Building better trust between humans and machines
MIT-SUTD researchers are creating improved interfaces to help machines and humans work together to complete tasks.
As machines become more intelligent, they become embedded in countless facets of life. In some ways, they can act almost as full-fledged members in human-machine teams. In such cases, as with any team, trust is a necessary ingredient for good performance.
But the dynamics of trust between people and machines are not yet well-understood. With a two-year project funded through the SUTD-MIT Postdoctoral Fellows Program, a collaboration between MIT and the Singapore University of Technology and Design (SUTD), postdoc Xi Jessie Yang, MIT Department of Aeronautics and Astronautics Assistant Professor Julie Shah, and SUTD Engineering Product Development Professor Katja Hölttä-Otto aim to develop greater knowledge in this area. During her fellowship, Yang spent one year as a postdoc at SUTD, and is now finishing her research during a second year at MIT. She and her faculty mentors hope their efforts will contribute to better user interface design and better human-machine team performance.
Some tasks can simply be accomplished more effectively and efficiently by a machine or with assistance from a machine than by a human alone. But machines can make mistakes, especially in scenarios characterized by uncertainty and ambiguity. As such, a proper calibration of trust towards machines is a prerequisite of good human-machine team performance.
A variety of factors intersect to determine the extent to which the human trusts the machine, and in turn, how well they can perform on a given task. These factors include how reliable the machine is, how self-confident the human is, and the concurrent workload (i.e. how many tasks the human is responsible for carrying out simultaneously). Teasing out the effect of any one factor can be challenging, but through intricate experimental design, Yang, Shah and Hölttä-Otto have been able to approach the topic in a more realistic way, dealing with the imperfection of machines and isolating various factors in the human-machine trust relationship to study their impact.
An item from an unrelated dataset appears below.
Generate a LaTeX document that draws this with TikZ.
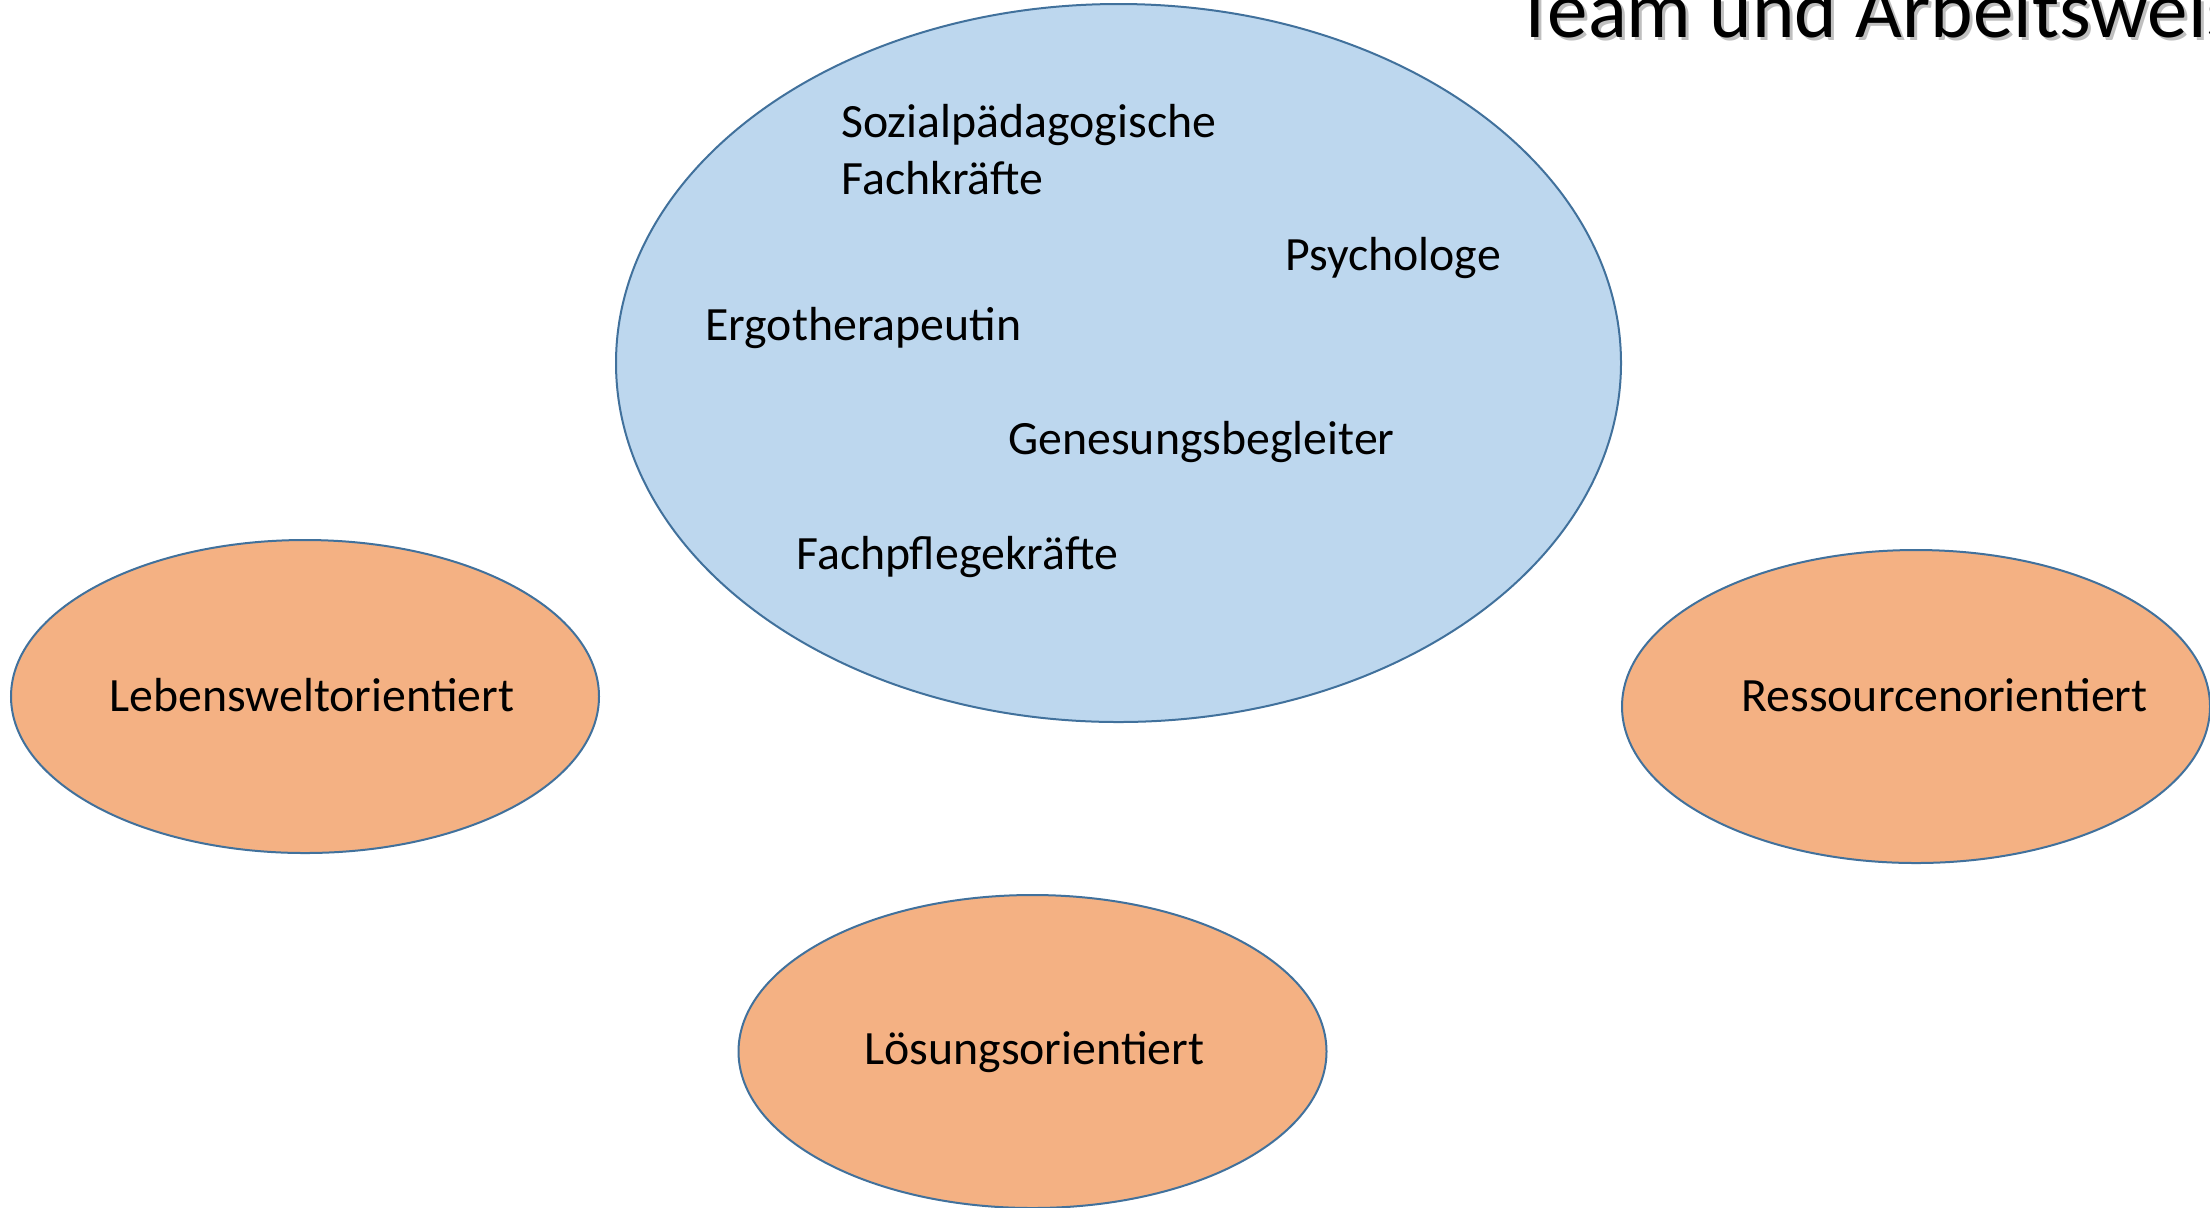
\documentclass[tikz,border=0pt]{standalone}
\usepackage{fontspec}
\setmainfont{Carlito}
\usetikzlibrary{shapes.geometric}
\definecolor{blueFill}{HTML}{BDD7EE}
\definecolor{orangeFill}{HTML}{F4B183}
\definecolor{edgeBlue}{HTML}{41719C}
\tikzset{
  bigell/.style={ellipse, draw=edgeBlue, line width=1pt, fill=blueFill, inner sep=0pt,
    minimum width=502.5pt, minimum height=359pt},
  smallell/.style={ellipse, draw=edgeBlue, line width=1pt, fill=orangeFill, inner sep=0pt,
    minimum width=294pt, minimum height=156.5pt},
  lbl/.style={anchor=base west, inner sep=0pt, font=\fontsize{23.9pt}{28.5pt}\selectfont, align=left},
  titletxt/.style={anchor=base west, inner sep=0pt, font=\fontsize{40.5pt}{48pt}\selectfont}
}
\begin{document}
\begin{tikzpicture}[x=0.5pt, y=-0.5pt]
\useasboundingbox[fill=white] (0,0) rectangle (2210,1207);
% ellipses
\node[bigell] (team) at (1118.5,363) {};
\node[smallell] (lebenswelt) at (305,696.5) {};
\node[smallell] (ressource) at (1916,706.5) {};
\node[smallell] (loesung) at (1032.5,1051.5) {};
% texts in team ellipse
\node[lbl] (sozial) at (841,194) {Sozialpädagogische\\Fachkräfte};
\node[lbl] (psych) at (1285,270) {Psychologe};
\node[lbl] (ergo) at (705,340) {Ergotherapeutin};
\node[lbl] (genesung) at (1008,454) {Genesungsbegleiter};
\node[lbl] (pflege) at (796,569) {Fachpflegekräfte};
% orientation labels
\node[lbl] (lebtxt) at (109,711) {Lebensweltorientiert};
\node[lbl] (restxt) at (1741,711) {Ressourcenorientiert};
\node[lbl] (loetxt) at (864,1064) {Lösungsorientiert};
% title (cut off at the page edge, as in the reference)
\node[titletxt, text=black!25] (titleshadow) at (1518,40) {Team und Arbeitsweise};
\node[titletxt] (title) at (1515,37) {Team und Arbeitsweise};
\end{tikzpicture}
\end{document}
At SUTD, Yang and Hölttä-Otto designed an experiment involving a human participant performing a memory and recognition task with the assistance from an automated decision aid. In the experiment, participants memorized a series of images and later recognized them in a pool of similar images. The decision aid provided recommendations for the images to select, very reliably for some people and not so for others. Results revealed that participants tended to undertrust highly reliable aids and overtrust highly unreliable ones. The trust-reliability calibration also improved as humans gained more experience using the decision aid.
At MIT, Yang and Shah explored how interface design could facilitate trust-reliability calibration. Specifically, of interest to Yang and Shah is the potential benefits of likelihood alarm displays. In contrast to traditional binary alarms indicating only “threat” or “no threat”, likelihood alarms provide additional information about the confidence level and the urgency of an alerted event. Yang and Shah believe that likelihood alarm would help mitigate the “cry wolf” effect, a phenomenon commonly observed in high-risk industries. In such industries, the threshold to trigger an alarm are oftentimes set very low in order to capture every critical event. The low threshold, however, inevitably results in false alarms which cause the human users to lose trust in the alarm system and eventually harm task performance.
In another experiment, currently underway, Yang and Shah simulate a multi-task scenario in which participants act as a solider to perform a search and detection task. They have to maintain level flight of four unpiloted aerial vehicles (UAVs) and at the same time detect potential threats in the photo steams sent back from the UAVs. Either a binary alarm or a likelihood alarm helps the participants to complete their mission. The latter would presumably alleviate the “cry wolf” effect, as well as improve participants’ attention allocation, and enhance human-machine team performance.
Ultimately, this research could help inform robotics and artificial intelligence development across many domains, from military applications like the simulations in the experiments to medical diagnostics to airport security.
“Lack of trust is often cited as one of the critical barriers to more widespread use of AI and autonomous systems,” Shah says. “These studies make it clear that increasing a user’s trust in the system is not the right goal. Instead we need new approaches that help people to appropriately calibrate their trust in the system, especially considering these systems will always be imperfect. ”
Yang will be presenting her research at the 7th International Conference on Applied Human Factors and Ergonomics this July, as well as the 60th annual meeting of the Human Factors and Ergonomics Society in September.